I believe in electoral politics. But I don’t believe in electoral politics starting at the top and coming down. I believe in electoral politics that takes street level militants and activists and makes them elected officials and then begins to bubble them up.
SJ: The one thing that I remember talking about very early on, was that Wisconsin public schools teach labor history.
JN: Yes. And it is absolutely true that some of that is under assault. I think that’s, frankly, one of the reasons, why so much of the right is so passionate about getting rid of universal curriculums and going to charter schools or going to privatization. They don’t mind having a little labor friendly school, as long as most people aren’t taught that.
When you go back and look at videos of the protests, the most brilliant videographer of the protests, a guy named Matt Wisniewski....
SJ: Whose footage was used in the Chrysler Super Bowl commercial.

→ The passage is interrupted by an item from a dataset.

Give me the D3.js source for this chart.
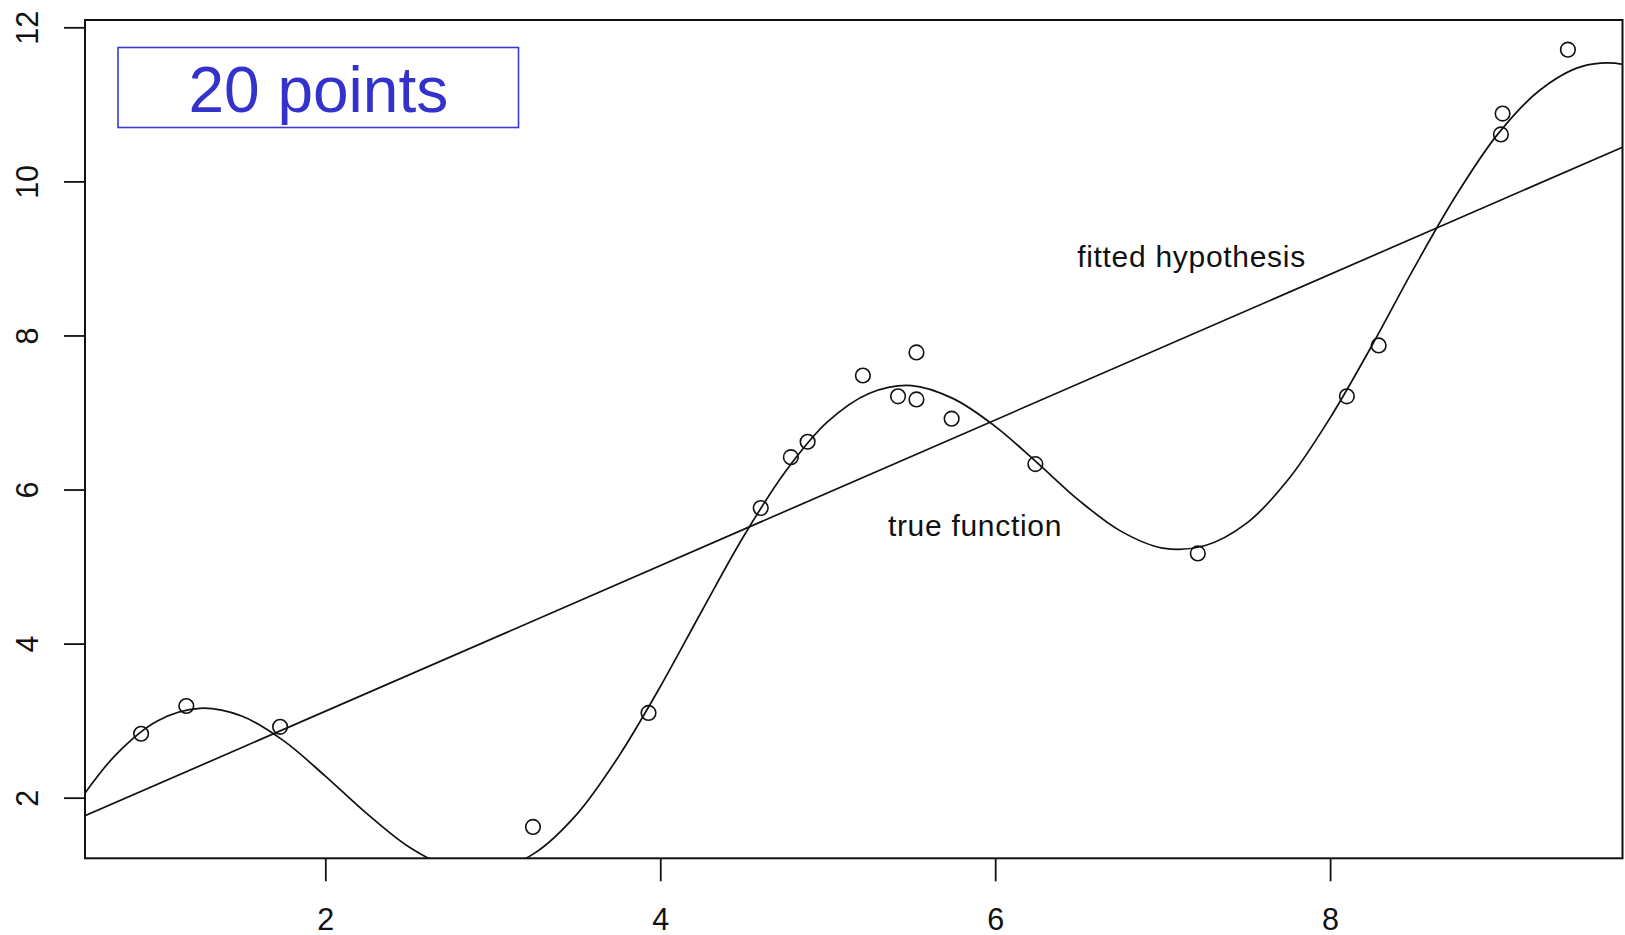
<!DOCTYPE html>
<html>
<head>
<meta charset="utf-8">
<script src="https://cdn.jsdelivr.net/npm/d3@7"></script>
<style>
  html, body { margin: 0; padding: 0; background: #fff; }
  svg { display: block; }
  text { font-family: "Liberation Sans", Arial, Helvetica, sans-serif; }
</style>
</head>
<body>
<svg id="chart" width="1625" height="935"></svg>
<script>
// ---- Data ----
const pointX = [0.90, 1.17, 1.73, 3.24, 3.93, 4.60, 4.78, 4.88, 5.21, 5.42,
                5.53, 5.53, 5.74, 6.24, 7.21, 8.10, 8.29, 9.02, 9.03, 9.42];
const pointY = [2.83, 3.19, 2.92, 1.62, 3.10, 5.76, 6.42, 6.62, 7.48, 7.21,
                7.78, 7.17, 6.92, 6.33, 5.17, 7.21, 7.87, 10.61, 10.88, 11.71];

// true function, estimated along the drawn curve
const curveX = [0.50, 0.75, 1.00, 1.25, 1.50, 1.75, 2.00, 2.25, 2.50, 2.75,
                3.00, 3.25, 3.50, 3.75, 4.00, 4.25, 4.50, 4.75, 5.00, 5.25,
                5.50, 5.75, 6.00, 6.25, 6.50, 6.75, 7.00, 7.25, 7.50, 7.75,
                8.00, 8.25, 8.50, 8.75, 9.00, 9.25, 9.50, 9.75, 10.00];
const curveY = [1.86, 2.56, 3.00, 3.16, 3.06, 2.74, 2.28, 1.79, 1.36, 1.09,
                1.05, 1.28, 1.78, 2.53, 3.44, 4.43, 5.40, 6.24, 6.88, 7.25,
                7.35, 7.18, 6.82, 6.35, 5.86, 5.46, 5.24, 5.27, 5.56, 6.13,
                6.93, 7.87, 8.87, 9.81, 10.61, 11.18, 11.49, 11.52, 11.30];

// fitted hypothesis (straight line), endpoints read at the plot edges
const fitX = [0.565, 9.746];
const fitY = [1.765, 10.444];

const xTicks = [2, 4, 6, 8];
const yTicks = [2, 4, 6, 8, 10, 12];

const titleText = "20 points";
const labelFit = "fitted hypothesis";
const labelTrue = "true function";

// ---- Layout ----
const svg = d3.select("#chart");
const pLeft = 85, pRight = 1622.5, pTop = 20, pBottom = 858.3;

const x = d3.scaleLinear().domain([0.565, 9.746]).range([pLeft, pRight]);
const y = d3.scaleLinear().domain([1.213, 12.095]).range([pBottom, pTop]);

svg.append("defs").append("clipPath").attr("id", "plotClip")
  .append("rect").attr("x", pLeft).attr("y", pTop)
  .attr("width", pRight - pLeft).attr("height", pBottom - pTop);

const plot = svg.append("g").attr("clip-path", "url(#plotClip)");

// true function
const smooth = d3.line().curve(d3.curveCatmullRom.alpha(0.5))
  .x(d => x(d[0])).y(d => y(d[1]));
const line = d3.line().x(d => x(d[0])).y(d => y(d[1]));
plot.append("path")
  .datum(curveX.map((v, i) => [v, curveY[i]]))
  .attr("d", smooth)
  .attr("fill", "none").attr("stroke", "#111").attr("stroke-width", 1.7);

// fitted line
plot.append("path")
  .datum(fitX.map((v, i) => [v, fitY[i]]))
  .attr("d", line)
  .attr("fill", "none").attr("stroke", "#111").attr("stroke-width", 1.7);

// points
plot.selectAll("circle.pt")
  .data(pointX.map((v, i) => [v, pointY[i]]))
  .enter().append("circle")
  .attr("class", "pt")
  .attr("cx", d => x(d[0])).attr("cy", d => y(d[1]))
  .attr("r", 7.3)
  .attr("fill", "none").attr("stroke", "#111").attr("stroke-width", 1.6);

// axes
const xAxis = svg.append("g")
  .attr("transform", `translate(0,${pBottom})`)
  .call(d3.axisBottom(x).tickValues(xTicks).tickFormat(d3.format("d"))
        .tickSize(23).tickPadding(27));
xAxis.select(".domain").remove();
xAxis.selectAll("line").attr("stroke", "#111").attr("stroke-width", 1.8);
xAxis.selectAll("text").attr("font-size", 30.5).attr("fill", "#111")
  .attr("font-family", "'Liberation Sans', Arial, sans-serif");

const yAxis = svg.append("g")
  .attr("transform", `translate(${pLeft},0)`)
  .call(d3.axisLeft(y).tickValues(yTicks).tickFormat(d3.format("d")).tickSize(21));
yAxis.select(".domain").remove();
yAxis.selectAll("line").attr("stroke", "#111").attr("stroke-width", 1.8);
yAxis.selectAll("text")
  .attr("x", null).attr("dy", null).attr("y", null)
  .attr("text-anchor", "middle")
  .attr("transform", "translate(-47,0) rotate(-90)")
  .attr("font-size", 30.5).attr("fill", "#111")
  .attr("font-family", "'Liberation Sans', Arial, sans-serif");

// plot box
svg.append("rect")
  .attr("x", pLeft).attr("y", pTop)
  .attr("width", pRight - pLeft).attr("height", pBottom - pTop)
  .attr("fill", "none").attr("stroke", "#111").attr("stroke-width", 2);

// annotations
svg.append("text")
  .attr("x", 1191.5).attr("y", 267)
  .attr("text-anchor", "middle")
  .attr("font-size", 30).attr("letter-spacing", 0.7).attr("fill", "#111")
  .text(labelFit);

svg.append("text")
  .attr("x", 975).attr("y", 536)
  .attr("text-anchor", "middle")
  .attr("font-size", 30).attr("letter-spacing", 0.7).attr("fill", "#111")
  .text(labelTrue);

// title box
svg.append("rect")
  .attr("x", 118).attr("y", 47.5).attr("width", 400.5).attr("height", 80)
  .attr("fill", "none").attr("stroke", "#3a3ad0").attr("stroke-width", 1.6);
svg.append("text")
  .attr("x", 318.3).attr("y", 111.7)
  .attr("text-anchor", "middle")
  .attr("font-size", 64).attr("fill", "#3333cc")
  .text(titleText);
</script>
</body>
</html>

JN: But they took out the labor signs.
If you go back and look at Matt’s videos--even strong supporters of the Wisconsin struggle forget how young it was. You look at these videos and you see thousands of people and they are all high school and college students. And you’re thinking, well hold it, isn’t labor supposed to be older? No. It was very young. In fact, I would argue, it looked a little younger even than Occupy.
In Madison there were a hell of a lot of high school students and young college students, and they brought rock ‘n roll, they brought passion, they brought courage, but they also brought a purity of vision with regard to labor that the labor movement has not had for a long time.
Labor’s biggest problem for a long time has been that it has been uncomfortable standing up and saying that we are the alternative to corporate power and that we’re good, they’re bad. A lot of unions don’t even want to go to quite that bluntness. But the young people did. And when they did it, then you started to see these older union leaders, go “Wow, okay. I guess we’re popular.” And they started to pick the message up.
SJ: You talk about the labor movement as something people connect to on a personal level, but also as this force that is the only institutional counterweight to corporate power. Yet we’ve seen unions taking on this “partner” mentality when it comes to corporations, we've seen unions backing SOPA, backing Keystone XL and the T-Mobile and AT&T merger. Maybe if they had a better conception of themselves as that alternative to corporate power rather than relying on it....
JN: It has been a challenge for the labor movement, it’s been a pretty raw one. It’s not just those compromises, it’s foreign policy issues in the past. These things are in the history and they’re not pleasant ones.